Source code of charts:

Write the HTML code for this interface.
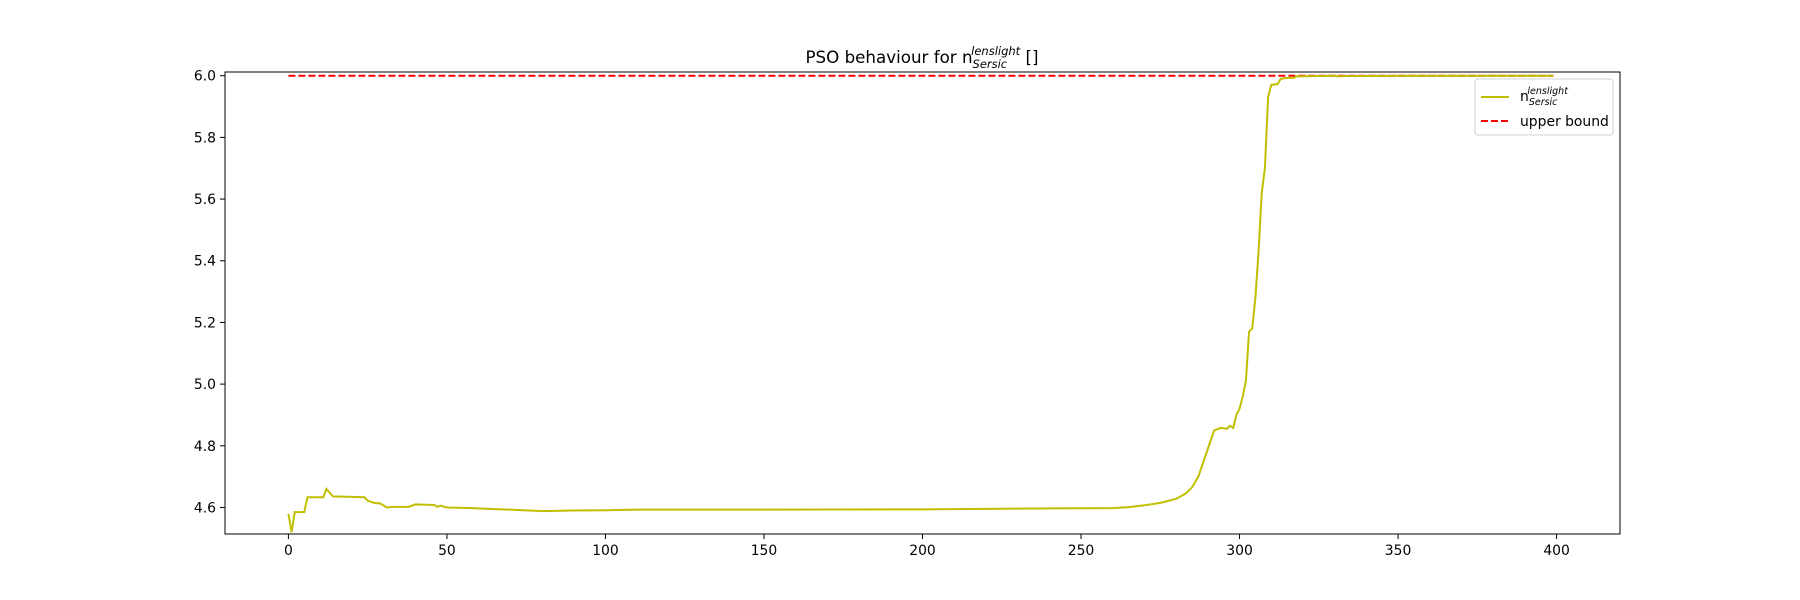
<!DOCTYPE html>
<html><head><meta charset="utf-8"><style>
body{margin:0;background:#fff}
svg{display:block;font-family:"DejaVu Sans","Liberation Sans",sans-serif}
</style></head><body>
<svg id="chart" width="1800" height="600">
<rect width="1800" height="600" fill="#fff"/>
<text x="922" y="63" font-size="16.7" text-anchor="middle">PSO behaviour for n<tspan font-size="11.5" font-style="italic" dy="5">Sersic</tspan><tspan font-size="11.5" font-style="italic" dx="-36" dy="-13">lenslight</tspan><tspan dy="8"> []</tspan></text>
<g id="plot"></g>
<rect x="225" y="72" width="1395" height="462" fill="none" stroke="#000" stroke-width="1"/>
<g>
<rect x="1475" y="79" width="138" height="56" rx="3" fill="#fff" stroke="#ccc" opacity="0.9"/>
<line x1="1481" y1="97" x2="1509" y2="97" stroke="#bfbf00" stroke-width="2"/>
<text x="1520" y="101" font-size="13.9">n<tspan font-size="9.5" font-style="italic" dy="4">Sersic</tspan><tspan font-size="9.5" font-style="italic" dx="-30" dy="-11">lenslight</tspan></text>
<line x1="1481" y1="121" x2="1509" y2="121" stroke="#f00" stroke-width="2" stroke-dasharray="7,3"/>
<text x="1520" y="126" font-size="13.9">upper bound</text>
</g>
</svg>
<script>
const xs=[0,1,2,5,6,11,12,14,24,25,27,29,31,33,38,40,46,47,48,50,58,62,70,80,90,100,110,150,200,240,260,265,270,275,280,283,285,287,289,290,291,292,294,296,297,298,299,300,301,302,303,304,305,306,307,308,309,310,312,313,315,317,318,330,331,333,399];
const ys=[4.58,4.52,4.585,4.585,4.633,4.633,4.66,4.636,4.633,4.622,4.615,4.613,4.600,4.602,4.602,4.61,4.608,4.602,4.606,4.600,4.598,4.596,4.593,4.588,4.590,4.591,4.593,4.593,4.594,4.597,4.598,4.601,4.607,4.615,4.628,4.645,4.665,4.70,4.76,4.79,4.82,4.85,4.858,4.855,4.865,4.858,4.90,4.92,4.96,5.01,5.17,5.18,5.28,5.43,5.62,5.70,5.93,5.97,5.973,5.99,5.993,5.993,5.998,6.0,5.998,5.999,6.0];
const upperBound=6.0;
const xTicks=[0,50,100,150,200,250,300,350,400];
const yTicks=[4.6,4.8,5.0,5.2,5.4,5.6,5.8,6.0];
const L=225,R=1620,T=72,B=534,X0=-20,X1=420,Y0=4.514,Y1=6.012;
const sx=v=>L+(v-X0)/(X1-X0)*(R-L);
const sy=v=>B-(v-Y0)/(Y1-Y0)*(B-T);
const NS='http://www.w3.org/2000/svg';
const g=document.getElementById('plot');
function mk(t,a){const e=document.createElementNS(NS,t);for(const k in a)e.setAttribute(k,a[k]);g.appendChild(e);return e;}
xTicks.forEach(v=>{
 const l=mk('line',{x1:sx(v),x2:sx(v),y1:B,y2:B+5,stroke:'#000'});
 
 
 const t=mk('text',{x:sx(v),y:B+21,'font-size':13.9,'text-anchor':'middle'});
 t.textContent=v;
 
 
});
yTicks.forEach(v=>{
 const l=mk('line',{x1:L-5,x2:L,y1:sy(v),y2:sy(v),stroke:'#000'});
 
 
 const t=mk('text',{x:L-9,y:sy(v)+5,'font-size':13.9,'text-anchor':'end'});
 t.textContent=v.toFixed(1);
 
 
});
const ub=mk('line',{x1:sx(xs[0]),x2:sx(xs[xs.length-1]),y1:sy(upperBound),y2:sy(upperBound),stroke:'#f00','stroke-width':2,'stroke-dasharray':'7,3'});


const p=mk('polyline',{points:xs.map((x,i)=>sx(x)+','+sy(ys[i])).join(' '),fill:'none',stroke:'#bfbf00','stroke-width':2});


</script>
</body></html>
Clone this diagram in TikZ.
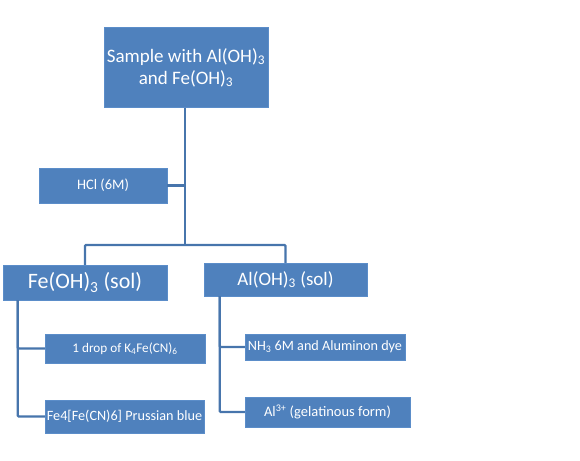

GIVEN REQUEST - Repeat all of the records verbatim, leaving out the pictures.

THE OUTPUT -
Write the HTML code for this interface.
<!DOCTYPE html>
<html><head><meta charset="utf-8"><style>
body{margin:0;background:#fff}
svg{display:block;font-family:"DejaVu Sans","Liberation Sans",sans-serif}
</style></head><body>
<svg id="chart" width="1800" height="600">
<rect width="1800" height="600" fill="#fff"/>
<text x="922" y="63" font-size="16.7" text-anchor="middle">PSO behaviour for n<tspan font-size="11.5" font-style="italic" dy="5">Sersic</tspan><tspan font-size="11.5" font-style="italic" dx="-36" dy="-13">lenslight</tspan><tspan dy="8"> []</tspan></text>
<g id="plot"></g>
<rect x="225" y="72" width="1395" height="462" fill="none" stroke="#000" stroke-width="1"/>
<g>
<rect x="1475" y="79" width="138" height="56" rx="3" fill="#fff" stroke="#ccc" opacity="0.9"/>
<line x1="1481" y1="97" x2="1509" y2="97" stroke="#bfbf00" stroke-width="2"/>
<text x="1520" y="101" font-size="13.9">n<tspan font-size="9.5" font-style="italic" dy="4">Sersic</tspan><tspan font-size="9.5" font-style="italic" dx="-30" dy="-11">lenslight</tspan></text>
<line x1="1481" y1="121" x2="1509" y2="121" stroke="#f00" stroke-width="2" stroke-dasharray="7,3"/>
<text x="1520" y="126" font-size="13.9">upper bound</text>
</g>
</svg>
<script>
const xs=[0,1,2,5,6,11,12,14,24,25,27,29,31,33,38,40,46,47,48,50,58,62,70,80,90,100,110,150,200,240,260,265,270,275,280,283,285,287,289,290,291,292,294,296,297,298,299,300,301,302,303,304,305,306,307,308,309,310,312,313,315,317,318,330,331,333,399];
const ys=[4.58,4.52,4.585,4.585,4.633,4.633,4.66,4.636,4.633,4.622,4.615,4.613,4.600,4.602,4.602,4.61,4.608,4.602,4.606,4.600,4.598,4.596,4.593,4.588,4.590,4.591,4.593,4.593,4.594,4.597,4.598,4.601,4.607,4.615,4.628,4.645,4.665,4.70,4.76,4.79,4.82,4.85,4.858,4.855,4.865,4.858,4.90,4.92,4.96,5.01,5.17,5.18,5.28,5.43,5.62,5.70,5.93,5.97,5.973,5.99,5.993,5.993,5.998,6.0,5.998,5.999,6.0];
const upperBound=6.0;
const xTicks=[0,50,100,150,200,250,300,350,400];
const yTicks=[4.6,4.8,5.0,5.2,5.4,5.6,5.8,6.0];
const L=225,R=1620,T=72,B=534,X0=-20,X1=420,Y0=4.514,Y1=6.012;
const sx=v=>L+(v-X0)/(X1-X0)*(R-L);
const sy=v=>B-(v-Y0)/(Y1-Y0)*(B-T);
const NS='http://www.w3.org/2000/svg';
const g=document.getElementById('plot');
function mk(t,a){const e=document.createElementNS(NS,t);for(const k in a)e.setAttribute(k,a[k]);g.appendChild(e);return e;}
xTicks.forEach(v=>{
 const l=mk('line',{x1:sx(v),x2:sx(v),y1:B,y2:B+5,stroke:'#000'});
 
 
 const t=mk('text',{x:sx(v),y:B+21,'font-size':13.9,'text-anchor':'middle'});
 t.textContent=v;
 
 
});
yTicks.forEach(v=>{
 const l=mk('line',{x1:L-5,x2:L,y1:sy(v),y2:sy(v),stroke:'#000'});
 
 
 const t=mk('text',{x:L-9,y:sy(v)+5,'font-size':13.9,'text-anchor':'end'});
 t.textContent=v.toFixed(1);
 
 
});
const ub=mk('line',{x1:sx(xs[0]),x2:sx(xs[xs.length-1]),y1:sy(upperBound),y2:sy(upperBound),stroke:'#f00','stroke-width':2,'stroke-dasharray':'7,3'});


const p=mk('polyline',{points:xs.map((x,i)=>sx(x)+','+sy(ys[i])).join(' '),fill:'none',stroke:'#bfbf00','stroke-width':2});


</script>
</body></html>
Clone this diagram in TikZ.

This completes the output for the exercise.